Kathleen Mahoney, a professor of law at the University of Calgary, Canada, and an expert in legal issues surrounding pornography, said: “The public should be aware that a wholly uncontrolled medium exists through which children can be abused and exploited.” One Canadian police official said: “The signs are clear that a boom in computer-related child pornography cases is on the horizon.” Many family counseling groups insist that computer pornography seen by children and the influence it can have on them “represent a clear and present danger.”
Civil libertarians are outraged over any efforts by Congress to restrict such things as computer pornography, in line with the ruling of Justice Holmes and the U.S. Supreme Court. “It’s a frontal assault on the First Amendment,” declared a Harvard law professor. Even veteran prosecutors ridicule it, commented Time magazine.
“It won’t pass scrutiny even in misdemeanor court,” said one. “It’s government censorship,” said an official of the Electronic Privacy Information Center. “The First Amendment shouldn’t end where the Internet begins,” Time quoted him as saying. “It is clearly a violation of free speech,” announced a U.S. congressman, “and it’s a violation of the right of adults to communicate with each other.”
A professor at New York Law School argues that there is good in various expressions about sex, beyond civil rights and free speech. “Sex on the Internet might actually be good for young people,” Time reported on her view. “[Cyberspace] is a safe space in which to explore the forbidden and the taboo . . . It offers the possibility for genuine, unembarrassed conversations about accurate as well as fantasy images of sex,” she said.
Also up in arms over any restrictions of pornography on computer networks are many youths, especially university students.
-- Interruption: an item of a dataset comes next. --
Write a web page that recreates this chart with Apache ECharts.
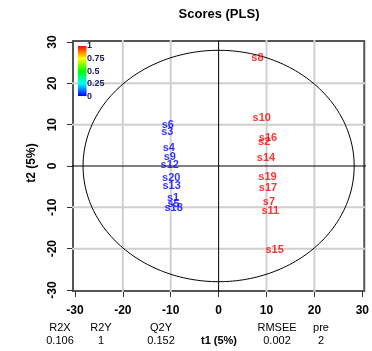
<!DOCTYPE html>
<html>
<head>
<meta charset="utf-8">
<script src="https://cdn.jsdelivr.net/npm/echarts@6/dist/echarts.min.js"></script>
<style>
html,body{margin:0;padding:0;background:#fff;}
#chart{width:372px;height:351px;}
</style>
</head>
<body>
<div id="chart"></div>
<script>
// ---- data ----
const sampleNames = ['s1','s2','s3','s4','s5','s6','s7','s8','s9','s10','s11','s12','s13','s14','s15','s16','s17','s18','s19','s20'];
const t1Scores = [-9.5, 9.5, -10.7, -10.4, -9.4, -10.6, 10.5, 8.1, -10.2, 9.0, 10.8, -10.2, -9.8, 9.9, 11.7, 10.3, 10.3, -9.4, 10.2, -9.9];
const t2Scores = [-7.7, 5.9, 8.3, 4.3, -9.2, 9.9, -8.6, 26.2, 2.3, 11.7, -10.8, 0.2, -4.8, 2.0, -20.3, 6.9, -5.4, -10.2, -2.7, -3.0];
const responseY = [0, 1, 0, 0, 0, 0, 1, 1, 0, 1, 1, 0, 0, 1, 1, 1, 1, 0, 1, 0];
const tickValues = [-30, -20, -10, 0, 10, 20, 30];
const gridValues = [-20, -10, 10, 20];
const colorBarLabels = ['1', '0.75', '0.5', '0.25', '0'];
const summaryHeaders = ['R2X', 'R2Y', 'Q2Y', 'RMSEE', 'pre'];
const summaryValues = ['0.106', '1', '0.152', '0.002', '2'];
const ellipseRadiusT1 = 28.3;
const ellipseRadiusT2 = 28.0;

// ---- helpers ----
function colorFor(v) { return v >= 0.5 ? '#ff0000' : '#0000ff'; }

const ellipsePts = [];
for (let i = 0; i <= 240; i++) {
  const a = 2 * Math.PI * i / 240;
  ellipsePts.push([ellipseRadiusT1 * Math.cos(a), ellipseRadiusT2 * Math.sin(a)]);
}

const scoreData = sampleNames.map((n, i) => ({
  name: n,
  value: [t1Scores[i], t2Scores[i]],
  label: { color: colorFor(responseY[i]) }
}));

const gridSeries = [];
gridValues.forEach(v => {
  gridSeries.push({ type: 'line', data: [[v, -40], [v, 40]], showSymbol: false, silent: true, lineStyle: { color: '#cfcfcf', width: 2 }, z: 1 });
  gridSeries.push({ type: 'line', data: [[-40, v], [40, v]], showSymbol: false, silent: true, lineStyle: { color: '#cfcfcf', width: 2 }, z: 1 });
});

const font = 'Liberation Sans, Arial, sans-serif';
const chart = echarts.init(document.getElementById('chart'), null, { renderer: 'canvas' });

const sumX = [60, 101, 161, 277, 321];
const gfx = [];
gfx.push({ type: 'text', x: 219, y: 14, style: { text: 'Scores (PLS)', font: 'bold 13px ' + font, fill: '#000', align: 'center', verticalAlign: 'middle' } });
gfx.push({ type: 'text', x: 32, y: 163, rotation: Math.PI / 2, style: { text: 't2 (5%)', font: 'bold 12px ' + font, fill: '#000', align: 'center', verticalAlign: 'middle' } });
gfx.push({ type: 'text', x: 219, y: 341, style: { text: 't1 (5%)', font: 'bold 11px ' + font, fill: '#000', align: 'center', verticalAlign: 'middle' } });
summaryHeaders.forEach((h, i) => {
  gfx.push({ type: 'text', x: sumX[i], y: 327.5, style: { text: h, font: '11px ' + font, fill: '#000', align: 'center', verticalAlign: 'middle' } });
  gfx.push({ type: 'text', x: sumX[i], y: 341, style: { text: summaryValues[i], font: '11px ' + font, fill: '#000', align: 'center', verticalAlign: 'middle' } });
});
gfx.push({ type: 'rect', shape: { x: 78, y: 46, width: 8.5, height: 50 }, style: { fill: new echarts.graphic.LinearGradient(0, 0, 0, 1, [
  { offset: 0, color: '#ff0000' },
  { offset: 0.12, color: '#ff8000' },
  { offset: 0.25, color: '#ffff00' },
  { offset: 0.5, color: '#00ff00' },
  { offset: 0.75, color: '#00ffff' },
  { offset: 1, color: '#0000ff' }
]) }, z: 10 });
colorBarLabels.forEach((t, i) => {
  gfx.push({ type: 'text', x: 87, y: 46 + i * 12.6, style: { text: t, font: 'bold 9px ' + font, fill: '#1a1a5e', align: 'left', verticalAlign: 'middle' }, z: 10 });
});

chart.setOption({
  animation: false,
  backgroundColor: '#fff',
  grid: { left: 73, top: 41, width: 292, height: 250, show: true, borderColor: '#555', borderWidth: 2, backgroundColor: 'rgba(0,0,0,0)' },
  xAxis: {
    type: 'value', min: -30.4, max: 30.4,
    axisLine: { show: false, onZero: false },
    axisTick: { show: true, length: 6, inside: false, customValues: tickValues, lineStyle: { color: '#333', width: 1 } },
    axisLabel: { customValues: tickValues, margin: 14, fontFamily: font, fontSize: 12, fontWeight: 'bold', color: '#000' },
    splitLine: { show: false }
  },
  yAxis: {
    type: 'value', min: -30.25, max: 30.25,
    axisLine: { show: false, onZero: false },
    axisTick: { show: true, length: 6, inside: false, customValues: tickValues, lineStyle: { color: '#333', width: 1 } },
    axisLabel: { customValues: tickValues, margin: 14, rotate: 90, fontFamily: font, fontSize: 12, fontWeight: 'bold', color: '#000' },
    splitLine: { show: false }
  },
  graphic: gfx,
  series: gridSeries.concat([
    {
      type: 'line', data: [[0, -40], [0, 40]], showSymbol: false, silent: true, lineStyle: { color: '#000', width: 1 }, z: 2
    },
    {
      type: 'line', data: [[-40, 0], [40, 0]], showSymbol: false, silent: true, lineStyle: { color: '#000', width: 1 }, z: 2
    },
    {
      type: 'line', data: ellipsePts, showSymbol: false, smooth: false, silent: true,
      lineStyle: { color: '#000', width: 1 }, z: 3
    },
    {
      type: 'scatter', data: scoreData, symbolSize: 0, silent: true,
      label: { show: true, position: 'inside', formatter: p => p.name, fontFamily: font, fontSize: 11, fontWeight: 'bold' },
      z: 5
    }
  ])
});
</script>
</body>
</html>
Some have marched in protest over what they consider an abridgment of their rights of freedom of speech.
Although not that of a student, one voice quoted in The New York Times no doubt echoes the sentiments of many who object to any proposal that would prohibit pornography on computers: “I suspect it will be laughed at collectively by the Internet users of this country and ignored, and as for the rest of the world’s Internet community, it will make the United States a laughingstock.”
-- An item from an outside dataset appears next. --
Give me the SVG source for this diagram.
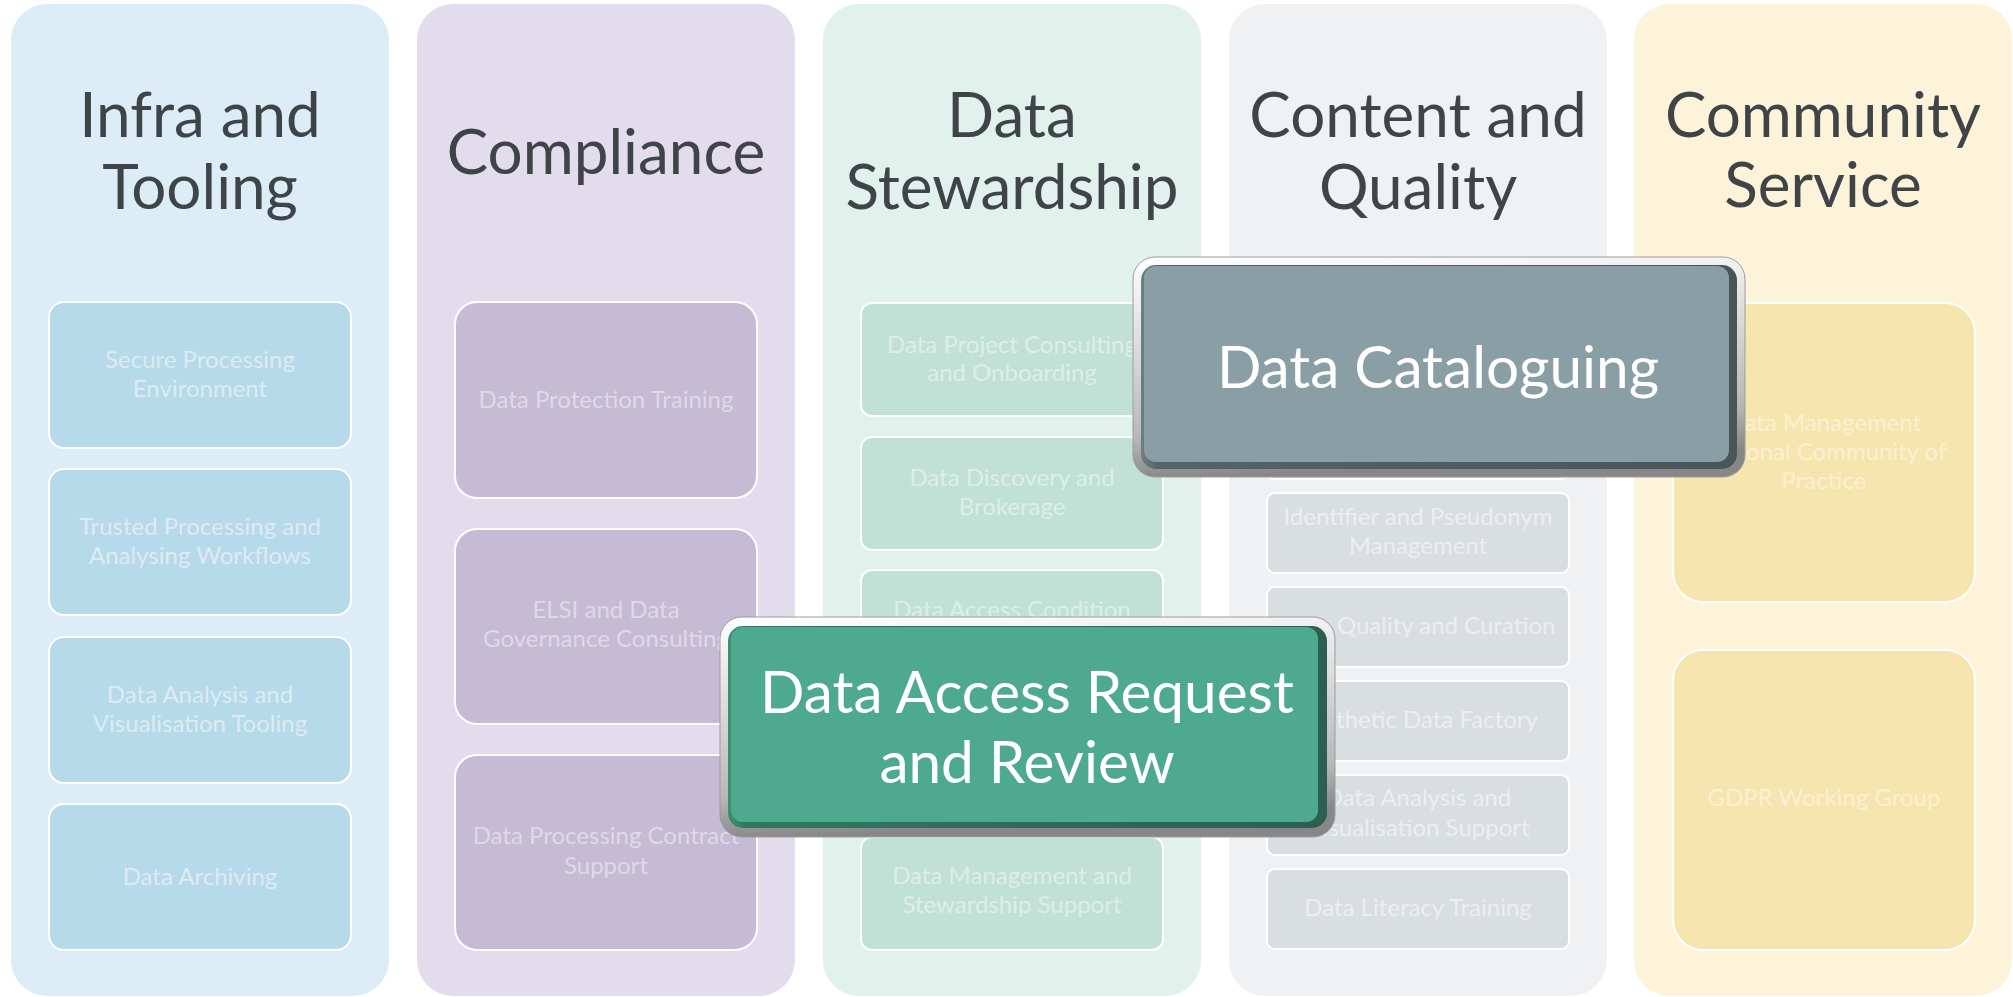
<svg xmlns="http://www.w3.org/2000/svg" width="2013" height="997" viewBox="0 0 2013 997">
<style>
.title{font-family:Lato,"Liberation Sans",sans-serif;font-size:62px;fill:#3F4449;text-anchor:middle}
.item{font-family:Lato,"Liberation Sans",sans-serif;font-size:24px;text-anchor:middle}
.box{stroke:#FFFFFF;stroke-width:2}
.hl{font-family:Lato,"Liberation Sans",sans-serif;font-size:58.5px;fill:#FFFFFF;text-anchor:middle}
.frame{fill:url(#frame);stroke:#9C9C9C;stroke-width:1}
.t1{fill:#DCEBF4}.b1{fill:#B6DAE9}
.t2{fill:#DFD9E8}.b2{fill:#C5BBD4}
.t3{fill:#DDEEE8}.b3{fill:#C1E1D7}
.t4{fill:#ECEEF0}.b4{fill:#D9DEE1}
.t5{fill:#FBF0D3}.b5{fill:#F7E5AF}
</style>
<defs>
<linearGradient id="frame" x1="0" y1="0" x2="0.15" y2="1">
<stop offset="0" stop-color="#FFFFFF"/>
<stop offset="0.2" stop-color="#EDEDED"/>
<stop offset="0.8" stop-color="#B8B8B8"/>
<stop offset="1" stop-color="#878787"/>
</linearGradient>
<linearGradient id="darkGrey" x1="0" y1="0" x2="1" y2="0">
<stop offset="0" stop-color="#6E7F87"/>
<stop offset="0.03" stop-color="#55636A"/>
<stop offset="1" stop-color="#4A555A"/>
</linearGradient>
<linearGradient id="darkGreen" x1="0" y1="0" x2="1" y2="0">
<stop offset="0" stop-color="#3F8F77"/>
<stop offset="0.03" stop-color="#357560"/>
<stop offset="1" stop-color="#2D5F51"/>
</linearGradient>
</defs>

<g id="columns">
<g id="col-infra"><rect x="11" y="4" width="378" height="992" rx="36" fill="#DCEDF7"/><text class="title" x="200" y="137">Infra and</text><text class="title" x="200" y="209">Tooling</text></g>
<g id="col-compliance"><rect x="417" y="4" width="378" height="992" rx="36" fill="#E2DCEC"/><text class="title" x="606" y="174">Compliance</text></g>
<g id="col-stewardship"><rect x="823" y="4" width="378" height="992" rx="36" fill="#E1F1EC"/><text class="title" x="1012" y="137">Data</text><text class="title" x="1012" y="209">Stewardship</text></g>
<g id="col-content"><rect x="1229" y="4" width="378" height="992" rx="36" fill="#F0F1F3"/><text class="title" x="1418" y="137">Content and</text><text class="title" x="1418" y="209">Quality</text></g>
<g id="col-community"><rect x="1634" y="4" width="378" height="992" rx="36" fill="#FDF3D9"/><text class="title" x="1823" y="137">Community</text><text class="title" x="1823" y="207">Service</text></g>
</g>

<g id="infra-items">
<g id="secure-processing"><rect class="box b1" x="49" y="302" width="302" height="146" rx="15"/><text class="item t1" x="200" y="368">Secure Processing</text><text class="item t1" x="200" y="397">Environment</text></g>
<g id="trusted-processing"><rect class="box b1" x="49" y="469" width="302" height="146" rx="15"/><text class="item t1" x="200" y="535">Trusted Processing and</text><text class="item t1" x="200" y="564">Analysing Workflows</text></g>
<g id="analysis-tooling"><rect class="box b1" x="49" y="637" width="302" height="146" rx="15"/><text class="item t1" x="200" y="703">Data Analysis and</text><text class="item t1" x="200" y="732">Visualisation Tooling</text></g>
<g id="data-archiving"><rect class="box b1" x="49" y="804" width="302" height="146" rx="15"/><text class="item t1" x="200" y="885">Data Archiving</text></g>
</g>

<g id="compliance-items">
<g id="data-protection-training"><rect class="box b2" x="455" y="302" width="302" height="196" rx="22"/><text class="item t2" x="606" y="408">Data Protection Training</text></g>
<g id="elsi-consulting"><rect class="box b2" x="455" y="529" width="302" height="195" rx="22"/><text class="item t2" x="606" y="618">ELSI and Data</text><text class="item t2" x="606" y="647">Governance Consulting</text></g>
<g id="contract-support"><rect class="box b2" x="455" y="755" width="302" height="195" rx="22"/><text class="item t2" x="606" y="844">Data Processing Contract</text><text class="item t2" x="606" y="874">Support</text></g>
</g>

<g id="stewardship-items">
<g id="project-consulting"><rect class="box b3" x="861" y="303" width="302" height="113" rx="11"/><text class="item t3" x="1012" y="353">Data Project Consulting</text><text class="item t3" x="1012" y="381">and Onboarding</text></g>
<g id="discovery-brokerage"><rect class="box b3" x="861" y="437" width="302" height="113" rx="11"/><text class="item t3" x="1012" y="486">Data Discovery and</text><text class="item t3" x="1012" y="515">Brokerage</text></g>
<g id="access-condition"><rect class="box b3" x="861" y="570" width="302" height="113" rx="11"/><text class="item t3" x="1012" y="618">Data Access Condition</text></g>
<g id="stewardship-hidden"><rect class="box b3" x="861" y="704" width="302" height="113" rx="11"/></g>
<g id="management-support"><rect class="box b3" x="861" y="837" width="302" height="113" rx="11"/><text class="item t3" x="1012" y="884">Data Management and</text><text class="item t3" x="1012" y="913">Stewardship Support</text></g>
</g>

<g id="content-items">
<g id="content-hidden-1"><rect class="box b4" x="1267" y="305" width="302" height="80" rx="8"/></g>
<g id="content-hidden-2"><rect class="box b4" x="1267" y="399" width="302" height="80" rx="8"/></g>
<g id="identifier-pseudonym"><rect class="box b4" x="1267" y="493" width="302" height="80" rx="8"/><text class="item t4" x="1418" y="525">Identifier and Pseudonym</text><text class="item t4" x="1418" y="554">Management</text></g>
<g id="quality-curation"><rect class="box b4" x="1267" y="587" width="302" height="80" rx="8"/><text class="item t4" x="1418" y="634">Data Quality and Curation</text></g>
<g id="synthetic-data"><rect class="box b4" x="1267" y="681" width="302" height="80" rx="8"/><text class="item t4" x="1418" y="728">Synthetic Data Factory</text></g>
<g id="analysis-support"><rect class="box b4" x="1267" y="775" width="302" height="80" rx="8"/><text class="item t4" x="1418" y="806">Data Analysis and</text><text class="item t4" x="1418" y="836">Visualisation Support</text></g>
<g id="data-literacy"><rect class="box b4" x="1267" y="869" width="302" height="80" rx="8"/><text class="item t4" x="1418" y="916">Data Literacy Training</text></g>
</g>

<g id="community-items">
<g id="community-of-practice"><rect class="box b5" x="1673" y="303" width="302" height="299" rx="30"/><text class="item t5" x="1824" y="431">Data Management</text><text class="item t5" x="1824" y="460">National Community of</text><text class="item t5" x="1824" y="489">Practice</text></g>
<g id="gdpr-working-group"><rect class="box b5" x="1673" y="650" width="302" height="300" rx="30"/><text class="item t5" x="1824" y="806">GDPR Working Group</text></g>
</g>

<g id="connectors"></g>

<g id="data-cataloguing">
<rect class="frame" x="1133" y="257" width="612" height="220" rx="22"/>
<rect x="1141" y="265" width="596" height="204" rx="15" fill="url(#darkGrey)"/>
<rect x="1144" y="266" width="585" height="196" rx="12" fill="#8A9EA6"/>
<text class="hl" x="1438" y="388">Data Cataloguing</text>
</g>

<g id="data-access-request">
<rect class="frame" x="720" y="617" width="615" height="220" rx="22"/>
<rect x="728" y="626" width="599" height="202" rx="15" fill="url(#darkGreen)"/>
<rect x="731" y="627" width="587" height="195" rx="12" fill="#4EAA8F"/>
<text class="hl" x="1027" y="713">Data Access Request</text>
<text class="hl" x="1027" y="783">and Review</text>
</g>
</svg>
In reporting a statement from an official of a civil liberties group, U.S.News & World Report made the comment: “Cyberspace [computer networks] may give freedom of speech more muscle than the First Amendment does. Indeed, it may already ‘have become literally impossible for a government to shut people up.'”
In Canada battles are raging over what may violate the freedom of expressions provisions in the Charter of Rights and Freedoms. Arrests have been made of artists whose paintings have raised the ire of critics and police, who label them “obscene.”
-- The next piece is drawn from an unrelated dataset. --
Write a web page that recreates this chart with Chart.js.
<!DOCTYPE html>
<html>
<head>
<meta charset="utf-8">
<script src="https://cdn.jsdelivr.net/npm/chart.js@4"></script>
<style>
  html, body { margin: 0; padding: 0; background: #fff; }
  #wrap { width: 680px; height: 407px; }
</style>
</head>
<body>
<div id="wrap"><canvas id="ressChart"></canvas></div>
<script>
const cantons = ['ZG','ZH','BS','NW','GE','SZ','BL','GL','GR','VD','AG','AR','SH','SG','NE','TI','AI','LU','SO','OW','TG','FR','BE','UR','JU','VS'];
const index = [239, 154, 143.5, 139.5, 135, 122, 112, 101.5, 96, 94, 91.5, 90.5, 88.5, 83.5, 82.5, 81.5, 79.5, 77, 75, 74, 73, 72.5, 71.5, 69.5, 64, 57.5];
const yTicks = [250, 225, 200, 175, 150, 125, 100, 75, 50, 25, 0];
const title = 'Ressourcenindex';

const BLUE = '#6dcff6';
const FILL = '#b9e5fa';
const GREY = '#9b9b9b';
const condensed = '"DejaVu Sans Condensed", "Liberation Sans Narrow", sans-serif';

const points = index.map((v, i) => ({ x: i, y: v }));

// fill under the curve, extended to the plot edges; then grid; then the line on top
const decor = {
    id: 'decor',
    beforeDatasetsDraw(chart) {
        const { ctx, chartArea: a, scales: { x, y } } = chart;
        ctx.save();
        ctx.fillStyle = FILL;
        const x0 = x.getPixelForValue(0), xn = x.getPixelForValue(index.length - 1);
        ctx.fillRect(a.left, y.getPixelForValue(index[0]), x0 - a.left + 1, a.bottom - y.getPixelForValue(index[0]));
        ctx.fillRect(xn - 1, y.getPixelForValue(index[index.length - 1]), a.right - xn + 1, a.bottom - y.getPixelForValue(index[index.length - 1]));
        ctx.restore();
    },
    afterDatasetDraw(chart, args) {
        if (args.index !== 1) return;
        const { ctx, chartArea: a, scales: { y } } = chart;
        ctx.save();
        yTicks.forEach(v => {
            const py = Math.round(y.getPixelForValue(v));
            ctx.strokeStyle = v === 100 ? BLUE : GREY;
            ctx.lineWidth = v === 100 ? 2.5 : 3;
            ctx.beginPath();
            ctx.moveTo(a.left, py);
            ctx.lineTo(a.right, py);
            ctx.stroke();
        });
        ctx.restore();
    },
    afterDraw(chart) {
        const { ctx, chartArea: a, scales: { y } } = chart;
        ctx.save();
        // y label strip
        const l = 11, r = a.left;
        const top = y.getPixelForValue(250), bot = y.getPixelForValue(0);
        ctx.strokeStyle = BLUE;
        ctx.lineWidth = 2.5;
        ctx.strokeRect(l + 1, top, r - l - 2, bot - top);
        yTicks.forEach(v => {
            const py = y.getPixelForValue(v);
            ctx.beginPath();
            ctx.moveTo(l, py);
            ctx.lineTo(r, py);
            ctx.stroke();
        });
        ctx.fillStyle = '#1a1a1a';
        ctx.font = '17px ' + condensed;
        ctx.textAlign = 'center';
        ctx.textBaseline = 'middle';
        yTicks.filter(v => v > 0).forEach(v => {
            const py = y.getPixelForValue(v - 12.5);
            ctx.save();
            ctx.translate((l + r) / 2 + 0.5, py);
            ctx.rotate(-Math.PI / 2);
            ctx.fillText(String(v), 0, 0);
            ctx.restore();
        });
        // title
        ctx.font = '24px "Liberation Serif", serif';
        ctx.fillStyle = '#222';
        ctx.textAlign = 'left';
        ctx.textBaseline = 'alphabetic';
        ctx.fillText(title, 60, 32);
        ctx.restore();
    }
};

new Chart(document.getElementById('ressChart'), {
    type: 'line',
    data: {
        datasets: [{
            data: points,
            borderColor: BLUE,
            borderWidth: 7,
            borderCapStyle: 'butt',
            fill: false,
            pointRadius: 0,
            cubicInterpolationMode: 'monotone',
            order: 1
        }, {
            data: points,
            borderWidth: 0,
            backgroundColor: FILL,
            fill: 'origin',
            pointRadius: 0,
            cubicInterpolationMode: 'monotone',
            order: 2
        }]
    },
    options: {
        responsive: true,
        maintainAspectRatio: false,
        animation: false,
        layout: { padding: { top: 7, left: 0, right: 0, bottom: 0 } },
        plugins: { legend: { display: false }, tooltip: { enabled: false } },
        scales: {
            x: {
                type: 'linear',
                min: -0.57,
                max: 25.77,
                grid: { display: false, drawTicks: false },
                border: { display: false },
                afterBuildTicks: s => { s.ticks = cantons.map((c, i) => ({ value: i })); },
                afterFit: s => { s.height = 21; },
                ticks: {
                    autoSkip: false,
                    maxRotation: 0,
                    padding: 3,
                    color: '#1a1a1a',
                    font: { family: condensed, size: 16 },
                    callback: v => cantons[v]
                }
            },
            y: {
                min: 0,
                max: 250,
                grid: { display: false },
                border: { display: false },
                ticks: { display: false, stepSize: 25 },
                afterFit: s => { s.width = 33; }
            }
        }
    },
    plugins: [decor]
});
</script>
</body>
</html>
Artists and free-speech advocates have united to protest and denounce the arrests as an infringement of their freedom of speech. Until about four years ago, pornographic videotapes were routinely seized by police under Canada’s obscenity law, and cases were brought to trial and convictions won against the merchants who sold them.
All of that changed, however, in 1992, when the Supreme Court of Canada ruled in a landmark case that such products were protected from prosecution because of the guarantee of freedom of expression in the Charter of Rights and Freedoms.
The court ruling “has brought marked changes to Canadian society,” wrote Maclean’s magazine. “In many cities it is now common to find hard-core pornographic magazines and videos in corner stores,” the magazine observed. Even those that the court ruled may be banned are still available for consumers.
“I know if you go in there you will find things that may be over the line,” said one police official. “That’s probably stuff we could go and lay charges on. But . . . we haven’t got the time.” They also have no guarantee that the charges would stick. In this permissive age, the accent is on unlimited personal freedom, and courts are often ruled by public opinion. But whatever the rationale, the debate will continue to arouse deep and divisive passions on both sides—for and against.
Once upon a time, Japan found itself under heavy restrictions regarding freedom of speech and the press. An earthquake, for example, that measured 7.9 on the Richter scale and left over a thousand dead could not be reported frankly.
Cases of corruption and of lovers’ killing each other in suicide pacts could not be reported. Newspaper editors caved in to governmental threats as controls increased in intensity even over what were considered trivialities. Following World War II, however, restrictions were lifted and Japan enjoyed more freedom of speech and the press.
Indeed, the pendulum swung toward the other extreme as magazines and some children’s comic books were filled with erotic and obscene drawings. The Daily Yomiuri, a leading Tokyo newspaper, once noted:
“Perhaps one of the most shocking sights for a foreigner newly-arrived in Japan is the businessmen reading sexually explicit comic books on Tokyo subways. Now the trend seems to be affecting the other half of the population, as ‘hard core’ women’s comic books appear on the shelves of book stores and supermarkets.”
In 1995 the reputable newspaper Asahi Shimbun called Japan a “Porn Paradise.” While the editors and publishers sought a voluntary solution to objections from parents rather than government regulations, young readers protested. One wonders, ‘Whose voices will finally prevail?’
Freedom of speech is a subject of much controversy at present in France. “Without a doubt,” wrote French author Jean Morange in his book on freedom of speech, “the history of freedom of speech has not ended, and it will continue to create divisions. . . . Hardly a year goes by without the release of a film or a television series or an advertising campaign causing a fierce reaction, reawakening the old and never-ending debate regarding censorship.”
An article appearing in the Paris newspaper Le Figaro reported that a rap group called Ministère amer (Bitter Ministry) is urging its fans to kill policemen. One of their lyrics says: “There will be no peace unless the [police] rest in peace.” “On our record,” declared the spokesman of the group, “we tell them to burn down the police station and sacrifice the [police]. What could be more normal?” No action has been taken against the rap group.
Rap groups in America also advocate the killing of police and declare the right to make such expressions under the protection of freedom of speech. In France, Italy, England and other nations in Europe and around the world, the cry can be heard from all sectors that no limits should be put on the freedom to speak publicly, even if the speech is “of such a nature as to create a clear and present danger.” When will the controversy end, and whose side will emerge the winner?